**Task directions**
Count the lines in the records below that contain the word "this", and reply with only that number.

**Given records**
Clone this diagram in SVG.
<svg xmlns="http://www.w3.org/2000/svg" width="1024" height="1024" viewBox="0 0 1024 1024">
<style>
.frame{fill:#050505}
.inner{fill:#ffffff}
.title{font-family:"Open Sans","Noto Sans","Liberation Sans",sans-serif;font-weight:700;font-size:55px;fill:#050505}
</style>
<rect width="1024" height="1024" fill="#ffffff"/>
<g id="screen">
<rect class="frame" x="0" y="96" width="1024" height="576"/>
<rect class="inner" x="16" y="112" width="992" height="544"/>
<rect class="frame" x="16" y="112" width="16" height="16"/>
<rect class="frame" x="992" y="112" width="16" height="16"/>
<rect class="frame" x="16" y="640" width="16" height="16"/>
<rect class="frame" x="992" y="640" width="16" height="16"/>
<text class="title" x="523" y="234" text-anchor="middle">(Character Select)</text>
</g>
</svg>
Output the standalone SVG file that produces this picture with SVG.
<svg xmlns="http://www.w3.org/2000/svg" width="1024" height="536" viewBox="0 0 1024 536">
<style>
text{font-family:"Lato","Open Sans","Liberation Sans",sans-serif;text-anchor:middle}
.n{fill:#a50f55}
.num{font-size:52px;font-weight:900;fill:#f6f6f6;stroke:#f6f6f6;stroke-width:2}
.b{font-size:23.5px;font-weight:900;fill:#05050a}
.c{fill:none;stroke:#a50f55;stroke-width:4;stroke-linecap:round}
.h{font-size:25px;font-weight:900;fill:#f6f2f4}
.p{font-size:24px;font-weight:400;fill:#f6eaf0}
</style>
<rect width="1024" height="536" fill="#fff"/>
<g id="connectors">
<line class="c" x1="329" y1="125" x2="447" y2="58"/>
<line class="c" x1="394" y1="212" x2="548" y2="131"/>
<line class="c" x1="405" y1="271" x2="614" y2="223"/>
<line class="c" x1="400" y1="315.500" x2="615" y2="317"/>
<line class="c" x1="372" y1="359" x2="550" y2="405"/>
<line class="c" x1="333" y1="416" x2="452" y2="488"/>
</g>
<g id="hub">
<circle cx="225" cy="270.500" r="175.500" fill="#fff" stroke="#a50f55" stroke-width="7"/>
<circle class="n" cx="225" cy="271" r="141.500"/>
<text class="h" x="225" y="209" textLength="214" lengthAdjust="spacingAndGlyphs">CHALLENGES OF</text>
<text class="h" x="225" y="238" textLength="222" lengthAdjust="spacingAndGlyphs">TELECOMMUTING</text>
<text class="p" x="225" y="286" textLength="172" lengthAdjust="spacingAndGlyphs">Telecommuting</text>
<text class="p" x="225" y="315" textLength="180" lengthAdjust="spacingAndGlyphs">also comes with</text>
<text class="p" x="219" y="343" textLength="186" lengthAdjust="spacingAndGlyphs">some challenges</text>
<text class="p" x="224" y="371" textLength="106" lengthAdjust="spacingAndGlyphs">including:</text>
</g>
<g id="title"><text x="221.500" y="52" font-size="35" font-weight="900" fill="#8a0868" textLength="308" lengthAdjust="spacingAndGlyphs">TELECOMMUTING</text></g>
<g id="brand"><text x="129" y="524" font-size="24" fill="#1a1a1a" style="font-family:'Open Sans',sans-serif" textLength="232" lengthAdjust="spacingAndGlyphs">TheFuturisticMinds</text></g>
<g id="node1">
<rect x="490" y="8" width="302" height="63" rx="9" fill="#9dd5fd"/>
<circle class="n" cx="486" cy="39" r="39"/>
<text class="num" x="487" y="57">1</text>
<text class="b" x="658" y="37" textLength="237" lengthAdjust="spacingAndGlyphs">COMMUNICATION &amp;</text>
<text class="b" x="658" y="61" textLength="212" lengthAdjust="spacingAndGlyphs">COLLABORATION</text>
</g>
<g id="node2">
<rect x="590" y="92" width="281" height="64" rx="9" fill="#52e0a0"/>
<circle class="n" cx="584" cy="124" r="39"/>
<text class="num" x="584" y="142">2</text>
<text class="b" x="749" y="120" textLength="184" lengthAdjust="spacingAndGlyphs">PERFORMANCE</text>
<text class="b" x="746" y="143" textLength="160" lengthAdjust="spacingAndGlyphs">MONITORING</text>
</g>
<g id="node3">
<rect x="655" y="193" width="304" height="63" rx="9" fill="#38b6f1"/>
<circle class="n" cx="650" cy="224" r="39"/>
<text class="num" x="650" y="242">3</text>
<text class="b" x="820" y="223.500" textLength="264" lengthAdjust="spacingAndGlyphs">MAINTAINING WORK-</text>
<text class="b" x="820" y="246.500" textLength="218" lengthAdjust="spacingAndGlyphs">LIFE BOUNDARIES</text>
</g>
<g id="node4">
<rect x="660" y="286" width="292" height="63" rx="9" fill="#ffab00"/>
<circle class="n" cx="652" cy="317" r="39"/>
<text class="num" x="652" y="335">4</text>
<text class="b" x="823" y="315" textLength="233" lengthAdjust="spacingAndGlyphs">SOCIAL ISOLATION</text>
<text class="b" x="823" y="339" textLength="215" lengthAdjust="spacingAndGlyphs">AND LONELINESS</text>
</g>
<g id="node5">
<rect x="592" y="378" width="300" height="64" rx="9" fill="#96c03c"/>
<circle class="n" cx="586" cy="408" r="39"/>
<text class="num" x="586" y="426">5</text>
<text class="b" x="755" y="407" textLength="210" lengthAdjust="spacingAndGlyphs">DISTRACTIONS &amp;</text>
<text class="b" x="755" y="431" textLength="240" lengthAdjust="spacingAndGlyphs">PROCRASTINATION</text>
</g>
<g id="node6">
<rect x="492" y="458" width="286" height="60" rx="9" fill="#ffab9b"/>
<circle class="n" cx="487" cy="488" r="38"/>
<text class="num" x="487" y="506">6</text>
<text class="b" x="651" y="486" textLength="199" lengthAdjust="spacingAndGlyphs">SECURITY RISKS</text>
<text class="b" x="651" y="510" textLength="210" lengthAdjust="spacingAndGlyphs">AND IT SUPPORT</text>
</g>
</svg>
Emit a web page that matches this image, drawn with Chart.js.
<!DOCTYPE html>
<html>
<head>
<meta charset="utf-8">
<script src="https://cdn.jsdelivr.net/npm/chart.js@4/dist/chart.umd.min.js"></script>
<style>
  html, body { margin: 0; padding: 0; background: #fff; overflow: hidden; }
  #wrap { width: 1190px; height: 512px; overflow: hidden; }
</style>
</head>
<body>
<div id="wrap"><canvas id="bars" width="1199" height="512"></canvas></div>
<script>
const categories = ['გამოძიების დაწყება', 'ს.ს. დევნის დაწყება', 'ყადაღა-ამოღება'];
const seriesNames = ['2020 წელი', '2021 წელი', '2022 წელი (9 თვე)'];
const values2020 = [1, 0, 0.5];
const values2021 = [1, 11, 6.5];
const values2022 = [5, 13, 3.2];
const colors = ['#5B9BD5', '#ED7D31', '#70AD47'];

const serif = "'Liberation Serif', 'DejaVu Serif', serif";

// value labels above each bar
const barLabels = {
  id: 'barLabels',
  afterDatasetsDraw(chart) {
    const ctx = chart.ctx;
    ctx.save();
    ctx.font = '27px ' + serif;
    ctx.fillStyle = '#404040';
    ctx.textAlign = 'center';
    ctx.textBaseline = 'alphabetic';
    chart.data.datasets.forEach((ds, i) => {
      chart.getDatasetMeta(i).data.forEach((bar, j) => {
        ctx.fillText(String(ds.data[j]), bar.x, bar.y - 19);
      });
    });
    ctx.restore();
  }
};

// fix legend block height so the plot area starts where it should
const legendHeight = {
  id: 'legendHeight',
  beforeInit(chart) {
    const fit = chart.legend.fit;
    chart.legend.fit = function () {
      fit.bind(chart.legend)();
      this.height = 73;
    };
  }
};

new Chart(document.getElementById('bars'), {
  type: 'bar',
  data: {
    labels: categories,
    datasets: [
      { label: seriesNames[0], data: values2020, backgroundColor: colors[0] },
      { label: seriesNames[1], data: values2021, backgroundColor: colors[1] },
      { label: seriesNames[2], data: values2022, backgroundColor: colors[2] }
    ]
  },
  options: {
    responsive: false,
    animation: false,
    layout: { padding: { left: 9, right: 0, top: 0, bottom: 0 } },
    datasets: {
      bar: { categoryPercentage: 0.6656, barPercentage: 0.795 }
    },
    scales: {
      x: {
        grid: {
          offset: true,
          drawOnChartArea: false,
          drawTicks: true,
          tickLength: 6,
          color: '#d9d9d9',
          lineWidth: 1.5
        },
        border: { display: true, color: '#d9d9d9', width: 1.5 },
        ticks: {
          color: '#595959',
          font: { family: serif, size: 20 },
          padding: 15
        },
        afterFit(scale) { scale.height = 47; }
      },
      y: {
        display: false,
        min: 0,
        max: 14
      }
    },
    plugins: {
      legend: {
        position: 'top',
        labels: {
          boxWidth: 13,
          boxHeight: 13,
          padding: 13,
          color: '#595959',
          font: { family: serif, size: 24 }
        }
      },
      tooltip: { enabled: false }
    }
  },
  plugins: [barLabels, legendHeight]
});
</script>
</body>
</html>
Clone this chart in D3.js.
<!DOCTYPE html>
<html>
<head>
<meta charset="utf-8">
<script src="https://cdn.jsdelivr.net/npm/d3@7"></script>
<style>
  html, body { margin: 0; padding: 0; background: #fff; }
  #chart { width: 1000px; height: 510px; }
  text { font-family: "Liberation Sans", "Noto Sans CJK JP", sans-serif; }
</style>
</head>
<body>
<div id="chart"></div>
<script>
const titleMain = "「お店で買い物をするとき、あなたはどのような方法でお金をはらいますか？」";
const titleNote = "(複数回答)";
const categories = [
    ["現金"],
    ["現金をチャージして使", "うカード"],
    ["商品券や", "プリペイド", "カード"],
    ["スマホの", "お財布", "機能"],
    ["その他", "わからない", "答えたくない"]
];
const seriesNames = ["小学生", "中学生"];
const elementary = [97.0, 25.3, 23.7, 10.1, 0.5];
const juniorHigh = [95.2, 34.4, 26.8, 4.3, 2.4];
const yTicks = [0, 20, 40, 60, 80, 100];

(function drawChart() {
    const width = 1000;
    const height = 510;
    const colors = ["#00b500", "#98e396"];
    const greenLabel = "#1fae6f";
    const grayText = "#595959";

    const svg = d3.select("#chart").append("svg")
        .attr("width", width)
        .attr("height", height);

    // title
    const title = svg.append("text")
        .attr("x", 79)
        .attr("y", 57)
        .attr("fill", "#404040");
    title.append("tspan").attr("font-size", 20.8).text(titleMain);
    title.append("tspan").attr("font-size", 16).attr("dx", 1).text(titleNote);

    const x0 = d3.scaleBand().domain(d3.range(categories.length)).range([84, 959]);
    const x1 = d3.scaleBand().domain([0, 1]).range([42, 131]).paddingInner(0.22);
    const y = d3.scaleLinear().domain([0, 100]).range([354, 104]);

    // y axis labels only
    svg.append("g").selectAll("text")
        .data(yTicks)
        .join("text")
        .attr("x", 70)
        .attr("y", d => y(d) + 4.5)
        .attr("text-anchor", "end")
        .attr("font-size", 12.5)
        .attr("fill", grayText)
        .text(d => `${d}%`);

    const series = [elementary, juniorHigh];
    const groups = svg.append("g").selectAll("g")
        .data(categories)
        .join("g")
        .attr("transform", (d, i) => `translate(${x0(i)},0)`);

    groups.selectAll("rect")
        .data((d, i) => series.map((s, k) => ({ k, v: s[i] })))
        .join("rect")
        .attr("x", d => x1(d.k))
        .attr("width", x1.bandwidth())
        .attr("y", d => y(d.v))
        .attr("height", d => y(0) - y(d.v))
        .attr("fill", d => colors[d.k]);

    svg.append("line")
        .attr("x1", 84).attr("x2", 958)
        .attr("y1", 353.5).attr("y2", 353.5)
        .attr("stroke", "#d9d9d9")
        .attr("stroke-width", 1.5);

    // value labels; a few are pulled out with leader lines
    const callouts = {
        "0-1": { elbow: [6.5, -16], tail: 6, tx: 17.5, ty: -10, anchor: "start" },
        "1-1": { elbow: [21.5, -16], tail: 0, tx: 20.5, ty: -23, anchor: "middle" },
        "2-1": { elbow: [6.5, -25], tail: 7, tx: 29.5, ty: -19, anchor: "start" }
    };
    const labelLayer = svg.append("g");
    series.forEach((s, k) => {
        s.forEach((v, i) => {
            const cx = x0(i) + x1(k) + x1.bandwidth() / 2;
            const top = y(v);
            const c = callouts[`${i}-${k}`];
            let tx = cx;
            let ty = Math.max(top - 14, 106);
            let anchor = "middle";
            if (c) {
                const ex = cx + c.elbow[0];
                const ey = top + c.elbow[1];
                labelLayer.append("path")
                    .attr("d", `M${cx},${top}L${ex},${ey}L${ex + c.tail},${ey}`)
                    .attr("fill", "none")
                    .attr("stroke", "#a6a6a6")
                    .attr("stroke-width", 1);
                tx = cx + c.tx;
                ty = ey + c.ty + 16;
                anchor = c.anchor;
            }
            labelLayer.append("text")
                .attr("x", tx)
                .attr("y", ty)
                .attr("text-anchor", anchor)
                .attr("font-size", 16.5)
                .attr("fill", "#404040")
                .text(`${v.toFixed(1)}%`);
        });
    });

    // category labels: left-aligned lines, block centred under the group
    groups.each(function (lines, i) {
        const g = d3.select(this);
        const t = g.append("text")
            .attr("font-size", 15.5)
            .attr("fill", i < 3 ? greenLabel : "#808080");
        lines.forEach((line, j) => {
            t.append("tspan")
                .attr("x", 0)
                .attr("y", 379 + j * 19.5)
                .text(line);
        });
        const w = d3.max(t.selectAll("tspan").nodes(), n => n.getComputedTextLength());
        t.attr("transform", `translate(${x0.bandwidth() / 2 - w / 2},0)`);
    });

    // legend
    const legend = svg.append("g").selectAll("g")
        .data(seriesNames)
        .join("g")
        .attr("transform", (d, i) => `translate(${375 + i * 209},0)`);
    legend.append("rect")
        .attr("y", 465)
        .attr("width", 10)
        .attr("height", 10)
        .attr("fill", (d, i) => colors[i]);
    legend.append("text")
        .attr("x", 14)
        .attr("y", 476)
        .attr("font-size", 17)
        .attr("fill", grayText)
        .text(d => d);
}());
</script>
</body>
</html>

**Right answer**
6